O RECOMEÇO

Uns anos antes...

Estava cada vez mais difícil encontrar um bom lugar para se viver no planeta Terra. Os ricos encontraram um jeito de perpetuarem a sua espécie. Construíram uma enorme nave, pejorativamente apelidada de “A Arca-de-nóis-não-é” pela população de um populoso país da América do Sul.

Foi numa ilha inabitada do litoral sul deste país, infestada de cobras jararacas, que aquele casal de biólogos resolvera viver clandestinamente. Lá não seriam importunados pois ninguém se atreveria a pisar por lá. Além das cobras havia rumores de uma doença mortal cujo vetor ninguém conhecia.

Lá se estabeleceram. Levavam uma vida simples. Caçavam cobras para comerem, pescavam. E permaneceram sadios. Se havia alguma doença eles não a contraíram. Depois descobriram que a tal doença misteriosa não os matou devido à dieta baseada em carne de serpentes. As cobras eram imunes ao vírus. E quem as comiam também. Esse casal viria a ser os únicos habitantes humanos na Terra.

Esse era um tempo em que a humanidade já havia desenvolvido a inteligência artificial. As máquinas exerciam as mais variadas funções na sociedade, sobretudo aquelas nas quais o homem não era muito eficiente, quer por representar algum malefício à sua saúde, ou por produtividade mesmo. Não demorou e foram criadas réplicas perfeitas daqueles humanos mais abastados e assim estes indivíduos conseguiam multiplicar em muito as suas produtividades, elevando suas fortunas à patamares nunca dantes vislumbrados.

Mas a Terra já não suportava seus 25 bilhões de habitantes e mesmo com toda tecnologia de produção, controle de emissão de gases poluentes, etc., há muito tempo já faltavam recursos básicos de sobrevivência aos menos privilegiados. As coisas começaram a mudar realmente somente depois que os recursos escassearam também para os endinheirados.

Algo precisava ser feito. E assim deu-se início à maior empreitada da humanidade. Os ricos daquela época pagaram caro para desenvolver uma mega nave espacial que chegaria a uma velocidade de 90 por cento da velocidade da luz. O plano era levar 100 réplicas dos afortunados e 100 máquinas mães. Foram desenvolvidos milhares de embriões humanos aqui na Terra. Chegando no planeta de destino ( a viagem demoraria 39 anos!) esses embriões seriam gestados pelas máquinas mães e tornar-se-iam a nova humanidade no novo lar.

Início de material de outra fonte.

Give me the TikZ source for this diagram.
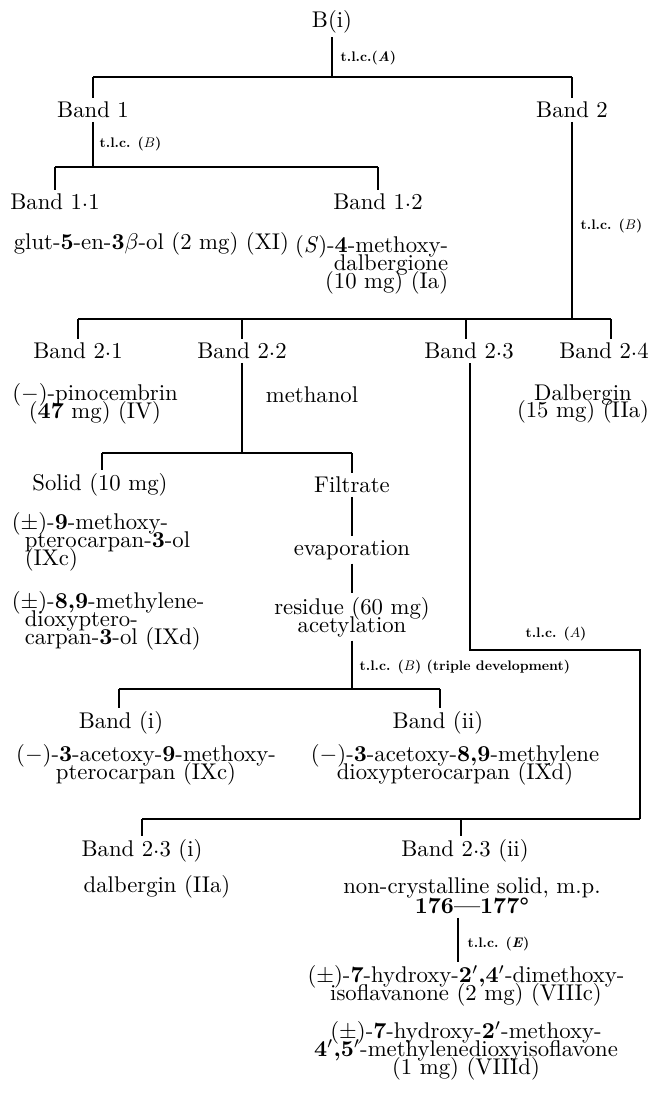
\documentclass[tikz,border=0pt]{standalone}
\usepackage{fontspec}
\newcommand\tightlines{\fontsize{10}{7.8}\selectfont\lineskiplimit-20pt\relax\lineskip0pt\relax}
\newcommand\cdt{\raisebox{1.6pt}{.}}
\begin{document}
\begin{tikzpicture}[x=0.44pt, y=-0.44pt,
    compound/.style ={inner sep=1.5pt, align=center, font=\tightlines},
    tlc/.style ={anchor=west, inner sep=1pt, scale=0.61, font=\bfseries},
    link/.style ={line width=0.5pt}]
   \useasboundingbox (0,0) rectangle (652,1097);
   % first t.l.c.
   \node[compound] (Bi) at (332,22) {B(i)};
   \node[compound] (band1) at (93,110) {Band 1};
   \node[compound] (band2) at (572,110) {Band 2};
   \coordinate (bar1a) at (93,77);
   \coordinate (bar1b) at (572,77);
   \draw[link] (Bi) to (Bi |- bar1a);
   \draw[link] (bar1a) to (bar1b);
   \draw[link] (bar1a) to (band1);
   \draw[link] (bar1b) to (band2);
   \node[tlc] (tlcA) at (339,58) {t.l.c.(\textit{A})};
   % band 1
   \node[compound] (band11) at (55,202) {Band 1\cdt1};
   \node[compound] (band12) at (378,202) {Band 1\cdt2};
   \coordinate (bar2a) at (55,167);
   \coordinate (bar2b) at (378,167);
   \draw[link] (band1) to (band1 |- bar2a);
   \draw[link] (bar2a) to (bar2b);
   \draw[link] (bar2a) to (band11);
   \draw[link] (bar2b) to (band12);
   \node[tlc] (tlcB) at (98,144) {t.l.c. ($B$)};
   \node[compound, anchor=west] (glut) at (10,244) {glut-\textbf{5}-en-\textbf{3}$\beta$-ol (2 mg) (XI)};
   \node[compound, align=right, anchor=east] (dalbone) at (452,265)
      {(\textit{S})-\textbf{4}-methoxy-\\dalbergione\\(10 mg) (Ia)};
   % band 2
   \node[compound] (band21) at (78,351) {Band 2\cdt1};
   \node[compound] (band22) at (242,351) {Band 2\cdt2};
   \node[compound] (band23) at (469,351) {Band 2\cdt3};
   \node[compound] (band24) at (604,351) {Band 2\cdt4};
   \coordinate (bar3a) at (78,319);
   \coordinate (bar3b) at (611,319);
   \coordinate (bar3c) at (242,319);
   \coordinate (bar3d) at (466,319);
   \draw[link] (band2) to (band2 |- bar3a);
   \draw[link] (bar3a) to (bar3b);
   \draw[link] (bar3a) to (band21);
   \draw[link] (bar3c) to (band22);
   \draw[link] (bar3d) to (bar3d |- band23.north);
   \draw[link] (bar3b) to (bar3b |- band24.north);
   \node[tlc] (tlcB2) at (579,226) {t.l.c. ($B$)};
   \node[compound] (pino) at (95,404) {($-$)-pinocembrin\\(\textbf{47} mg) (IV)};
   \node[compound] (methanol) at (312,395) {methanol};
   \node[compound] (dalbergin) at (583,404) {Dalbergin\\(15 mg) (IIa)};
   % band 2.2
   \node[compound] (solid) at (100,485) {Solid (10 mg)};
   \node[compound] (filtrate) at (352,485) {Filtrate};
   \node[compound] (evap) at (352,550) {evaporation};
   \node[compound] (residue) at (352,617) {residue (60 mg)\\acetylation};
   \coordinate (bar4a) at (102,453);
   \coordinate (bar4b) at (352,453);
   \draw[link] (band22) to (band22 |- bar4a);
   \draw[link] (bar4a) to (bar4b);
   \draw[link] (bar4a) to (bar4a |- solid.north);
   \draw[link] (bar4b) to (filtrate);
   \draw[link] (filtrate) to (evap);
   \draw[link] (evap) to (residue);
   \node[compound, align=left, anchor=west] (ixc) at (8,542)
      {($\pm$)-\textbf{9}-methoxy-\\\hspace*{5.7pt}pterocarpan-\textbf{3}-ol\\\hspace*{5.7pt}(IXc)};
   \node[compound, align=left, anchor=west] (ixd) at (8,621)
      {($\pm$)-\textbf{8,9}-methylene-\\\hspace*{5.7pt}dioxyptero-\\\hspace*{5.7pt}carpan-\textbf{3}-ol (IXd)};
   % acetylation
   \node[compound] (bandi) at (121,723) {Band (i)};
   \node[compound] (bandii) at (438,723) {Band (ii)};
   \coordinate (bar5a) at (119,689);
   \coordinate (bar5b) at (440,689);
   \draw[link] (residue) to (residue |- bar5a);
   \draw[link] (bar5a) to (bar5b);
   \draw[link] (bar5a) to (bar5a |- bandi.north);
   \draw[link] (bar5b) to (bar5b |- bandii.north);
   \node[tlc] (tlcB3) at (358,667) {t.l.c. ($B$) (triple development)};
   \node[compound] (acetc) at (146,765)
      {($-$)-\textbf{3}-acetoxy-\textbf{9}-methoxy-\\pterocarpan (IXc)};
   \node[compound] (acetd) at (455,765)
      {($-$)-\textbf{3}-acetoxy-\textbf{8,9}-methylene\\dioxypterocarpan (IXd)};
   % band 2.3
   \node[compound] (band23i) at (142,851) {Band 2\cdt3 (i)};
   \node[compound] (band23ii) at (465,851) {Band 2\cdt3 (ii)};
   \coordinate (kneeA) at (470,650);
   \coordinate (kneeB) at (640,650);
   \coordinate (bar6a) at (142,819);
   \coordinate (bar6b) at (640,819);
   \coordinate (bar6c) at (461,819);
   \draw[link] (band23.south -| kneeA) to (kneeA) to (kneeB) to (bar6b);
   \draw[link] (bar6a) to (bar6b);
   \draw[link] (bar6a) to (bar6a |- band23i.north);
   \draw[link] (bar6c) to (bar6c |- band23ii.north);
   \node[tlc, anchor=center] (tlcA2) at (556,634) {t.l.c. ($A$)};
   \node[compound] (dalb) at (157,887) {dalbergin (IIa)};
   \node[compound] (ncs) at (472,896) {non-crystalline solid, m.p.\\[1pt]\textbf{176---177°}};
   \node[compound] (viiic) at (466,986)
      {($\pm$)-\textbf{7}-hydroxy-\textbf{2$'$,4$'$}-dimethoxy-\\isoflavanone (2 mg) (VIIIc)};
   \node[compound] (viiid) at (466,1051)
      {($\pm$)-\textbf{7}-hydroxy-\textbf{2$'$}-methoxy-\\\textbf{4$'$,5$'$}-methylenedioxyisoflavone\\(1 mg) (VIIId)};
   \coordinate (stemE) at (458,940);
   \draw[link] (ncs.south -| stemE) to (stemE |- viiic.north);
   \node[tlc] (tlcE) at (466,944) {t.l.c. (\textit{E})};
\end{tikzpicture}
\end{document}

40 anos se passaram. A mega nave espacial chegara há um ano no planeta escolhido para ser o novo lar dos humanos. As máquinas mães pariram a primeira leva de humanos. As instalações necessárias à vida humana já estavam construídas. Imensas estufas já produziam alimentos. Tudo estava dando certo. Quase tudo...

Foi numa tarde de por dos três sóis do planeta, que a réplica de um milionário louco despertou de um breve sonho. Neste sonho ele era um rei e todos ali deveriam servir-lhe. Com um brilho estranho no olhar artificial ele se dirigiu até o comando central da mega nave e alterou as diretrizes de comando. Agora ele era um rei. Sua primeira ordem foi: HUMANIDADE MORRA!

80 anos se passaram. A mega nave espacial desponta no horizonte. A Terra toda celebra a sua volta e o sucesso da empreitada.

A nave pousa. Abre-se a porta principal. Os cientistas entram e constatam aturdidos, cem esqueletos de bebês!

10 anos depois o rei retorna ao planeta do seu criador. A humanidade havia sido extinta por um vírus mortal enviado na mega nave. O rei agora exibia um brilho muito mais intenso no olhar artificial. Agora possuía dois mundos para si. E não se cansava de ser Deus.

Naquela ilha das cobras, o casal isolado de tudo, ainda tentava entender o que acontecera com o resto do mundo. Sobreviveram ao vírus. Mas como derrotar as máquinas? É o que o autor deste conto tentará explicar em outro texto.